Sarmiento also underscores the importance of communication vehicles that, within the art world, document the achievements that gradually accumulate into historical record. A copy of Artforum is provocatively paired, in the title of one of his works, with the Rosetta Stone—that carved slab crucial to deciphering Egyptian hieroglyphs. These journals of a “real fiction,” while they validate the art production of a specific context, also expose the collapse of a narrow, self-referential history read by few. Sarmiento points to the small fiefdom we, art workers, inhabit— voluntarily confined, declaring a mere half-acre to be the world, blind to the vast constellation of other stories that have shaped humanity. Of course, this small piece of molded, painted earth still tells us much: beauty, civilization, and the traces of history remain bound to disciplines that are, paradoxically, both revelatory and restricted—accessible to only a few. Touching the paradoxical nerve where the microcosm expands into the macrocosm and vice versa, Sarmiento amplifies the power of oral histories that have long underpinned Caribbean cultures while reflecting the reflux of Western visual art itself.
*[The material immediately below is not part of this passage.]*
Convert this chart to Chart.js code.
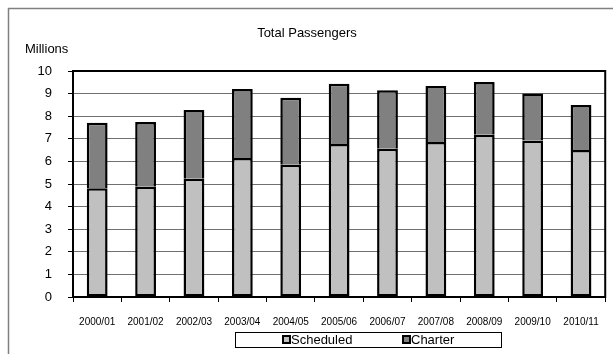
<!DOCTYPE html>
<html>
<head>
<meta charset="utf-8">
<script src="https://cdn.jsdelivr.net/npm/chart.js@4/dist/chart.umd.min.js"></script>
<style>
  html, body { margin: 0; padding: 0; background: #fff; }
  #wrap { position: relative; width: 613px; height: 354px; overflow: hidden; }
  #legend {
    position: absolute; left: 235px; top: 332px; width: 265px; height: 14px;
    border: 1px solid #000; box-sizing: content-box;
    font: 13px "Liberation Sans", Arial, sans-serif; color: #000;
  }
  #legend span.item { position: absolute; top: -1px; line-height: 15px; }
  #legend span.box {
    display: inline-block; width: 5px; height: 5px; border: 2px solid #000;
    vertical-align: 0px; margin-right: 0px;
  }
</style>
</head>
<body>
<div id="wrap">
  <canvas id="myChart" width="613" height="354"></canvas>
  <div id="legend"></div>
</div>
<script>
const labels = ['2000/01', '2001/02', '2002/03', '2003/04', '2004/05', '2005/06',
                '2006/07', '2007/08', '2008/09', '2009/10', '2010/11'];
const scheduled = [4.81, 4.88, 5.23, 6.15, 5.85, 6.77, 6.56, 6.86, 7.18, 6.92, 6.50];
const charter = [2.90, 2.86, 3.04, 3.05, 2.97, 2.67, 2.59, 2.48, 2.33, 2.08, 2.00];

Chart.defaults.font.family = '"Liberation Sans", Arial, sans-serif';
Chart.defaults.color = '#000';

// outer frame, plot border and the two titles
const frame = {
  id: 'frame',
  beforeDraw(chart) {
    const ctx = chart.ctx;
    ctx.save();
    ctx.strokeStyle = '#808080';
    ctx.lineWidth = 1.5;
    ctx.strokeRect(8.5, 8.5, 640, 400);
    ctx.fillStyle = '#000';
    ctx.font = '13px "Liberation Sans", Arial, sans-serif';
    ctx.textAlign = 'center';
    ctx.textBaseline = 'alphabetic';
    ctx.fillText('Total Passengers', 307, 37);
    ctx.textAlign = 'left';
    ctx.fillText('Millions', 25, 53);
    ctx.restore();
  },
  afterDatasetsDraw(chart) {
    const a = chart.chartArea;
    const ctx = chart.ctx;
    ctx.save();
    ctx.strokeStyle = '#000';
    ctx.lineWidth = 2;
    ctx.strokeRect(a.left, a.top, a.right - a.left, a.bottom - a.top);
    ctx.restore();
  }
};

const ctx = document.getElementById('myChart').getContext('2d');
const chart = new Chart(ctx, {
  type: 'bar',
  data: {
    labels,
    datasets: [
      { label: 'Scheduled', data: scheduled, backgroundColor: '#c0c0c0',
        borderColor: '#000', borderWidth: 2.5, borderSkipped: false },
      { label: 'Charter', data: charter, backgroundColor: '#808080',
        borderColor: '#000', borderWidth: 2.5, borderSkipped: 'start' }
    ]
  },
  options: {
    responsive: false,
    animation: false,
    layout: { padding: { top: 71, right: 6, left: 0, bottom: 0 } },
    plugins: {
      legend: { display: false },
      tooltip: { enabled: false }
    },
    datasets: { bar: { categoryPercentage: 1, barPercentage: 0.43 } },
    scales: {
      x: {
        stacked: true,
        afterFit: s => { s.height = 57; },
        grid: { drawOnChartArea: false, drawTicks: true, tickLength: 5, tickColor: '#000', offset: true },
        border: { display: false },
        ticks: { font: { size: 10 }, padding: 14, maxRotation: 0, autoSkip: false }
      },
      y: {
        stacked: true,
        min: 0,
        max: 10,
        afterFit: s => { s.width = 73; },
        grid: { color: '#707070', lineWidth: 1, tickLength: 5, tickColor: '#000' },
        border: { display: false },
        ticks: { stepSize: 1, font: { size: 13 }, padding: 16 }
      }
    }
  },
  plugins: [frame]
});

// legend built from the datasets
const legend = document.getElementById('legend');
const pos = [46, 166];
chart.data.datasets.forEach((d, i) => {
  const item = document.createElement('span');
  item.className = 'item';
  item.style.left = pos[i] + 'px';
  const box = document.createElement('span');
  box.className = 'box';
  box.style.background = d.backgroundColor;
  item.appendChild(box);
  item.appendChild(document.createTextNode(d.label));
  legend.appendChild(item);
});
</script>
</body>
</html>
Sarmiento, like each of us, is both a reader and a writer of history. He is an inventor of truths and a spectator of lies, a victim of memory’s accidents and of forgetfulness. He is the tiger trapped in time—the only animal to bear the stripes of its own cage upon its skin. In Relical Horn, Sarmiento seems to construct his own museum of living relics—objects that never cease to deliberate on truth, to chatter about the narratives of the past. They question themselves restlessly about their origins, their cycles of repetition. A fictive, eternal museum.